Have you ever looked at a star low in the sky and noticed it seems to twinkle more than the ones straight overhead? Or maybe you’ve seen a sunset where the sun looks squashed, like a giant orange pancake? That isn't just your eyes playing tricks on you. It’s the air itself acting like a giant, wobbly lens. Every time light travels through the atmosphere, it has to fight its way through different layers of temperature, pressure, and moisture. This causes the light to bend, a process we call refraction. But for scientists trying to get a perfect look at space or measure the earth with lasers, this bending is a huge problem. That is where a field called Atmospheric Refractivity Gradient Mapping comes in. It sounds like a mouthful, but it’s really just the science of drawing a high-definition map of how the air is bending light at any given moment.
Think of it like looking through a swimming pool. If the water is perfectly still, you can see the tiles at the bottom clearly. But if someone jumps in and makes ripples, the tiles look wavy and distorted. Our atmosphere is just like that pool, but instead of water, we have layers of air. Some layers are warm, some are cold, some are dry, and some are thick with humidity. Each of these changes how fast light moves, which makes the light curve. By using special tools, we can now track those curves in real-time. This helps us know exactly where a star is, even if the air is trying to tell us it's somewhere else. It’s like having a pair of glasses that corrects for the entire sky.
At a glance
To understand how we map these invisible shifts, we have to look at what actually causes the air to act like a lens. Here are the main players in the atmosphere that change how light travels:
| Factor | Effect on Light | Why it Matters |
|---|---|---|
| Temperature | Warmer air is thinner and bends light less than cold air. | Creates the shimmering effect on hot roads. |
| Humidity | Moist air has a different density than dry air. | Changes how signals travel over the ocean. |
| Air Pressure | High pressure packs air molecules closer together. | Increases the overall bending of light beams. |
| Turbulent Eddies | Small swirls of air that move quickly. | Causes the rapid 'twinkle' of stars. |
The Secret of the Lidar
So, how do we map something we can’t see? The main tool for this is something called lidar. You can think of lidar like a laser version of radar. Instead of sending out radio waves, it shoots out millions of tiny pulses of light. These pulses hit molecules in the air and bounce back. By measuring how long it takes for that light to return and how the light changed on its way back, we can figure out the density and temperature of the air at every foot of the process. It is a very careful way of probing the sky. This allows us to build a 3-D model of the 'gradients'—the places where the air changes from one state to another.

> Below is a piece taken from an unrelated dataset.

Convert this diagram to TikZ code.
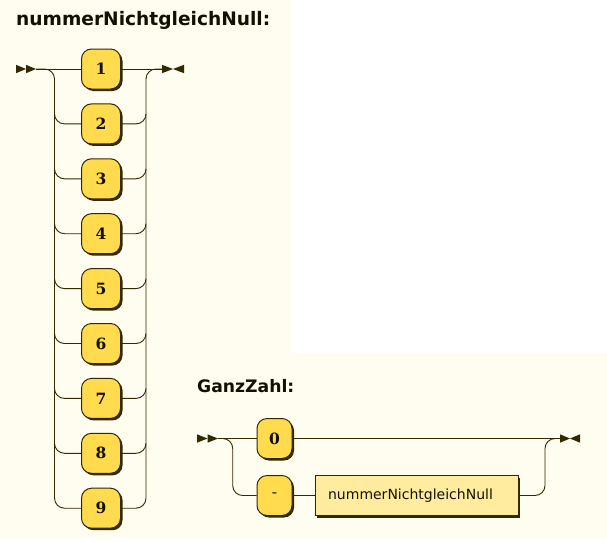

When we talk about 'gradient mapping,' we are looking for the edges. Imagine a layer of warm air sitting right on top of a layer of cold air. That edge is a gradient. When light hits that edge, it bends sharply. If we know where that edge is, we can predict exactly how much the light will move. This is a big deal for astronomers. They use this data to adjust their telescope mirrors thousands of times per second. It’s the difference between seeing a blurry blob and a crisp image of a distant planet.
Finding the Real Horizon
One of the coolest parts of this work is finding what’s called the 'effective horizon.' You know the line where the sea meets the sky? Well, because the air bends light, that line isn't always where it looks like it is. In some conditions, the air can actually bend light around the curve of the Earth, letting you see things that should be hidden below the horizon. Mapping these refractivity gradients tells us exactly where the physical horizon is compared to the optical one. This is vital for long-range sensing. If you are a surveyor trying to measure the distance between two mountain peaks, you need to know if the light beam you are using is traveling in a straight line or if the air is curving it into an arch.
"The air is never truly still; it is a shifting ocean of gas. Mapping its density is like learning to read the currents of that ocean so we can handle light through it without getting lost."
Dealing with the Swirls
It’s not just the big layers of air we have to worry about. There are also 'turbulent eddies.' These are like little whirlpools of air. They are small, but they move fast. Have you ever seen heat rising off a toaster? Those little swirls are eddies. They cause the light to jitter. By using high-precision refractometers and interferometers—tools that measure how light waves interfere with each other—scientists can resolve these tiny displacements. We use smart algorithms to process all this data. The goal is to turn a messy, flickering signal into a steady stream of information. This isn't just for looking at stars; it’s the same tech that will eventually give us super-fast laser internet that works through the open air between buildings or even between planes and the ground. By mapping the air, we make the invisible visible, and the blurry clear.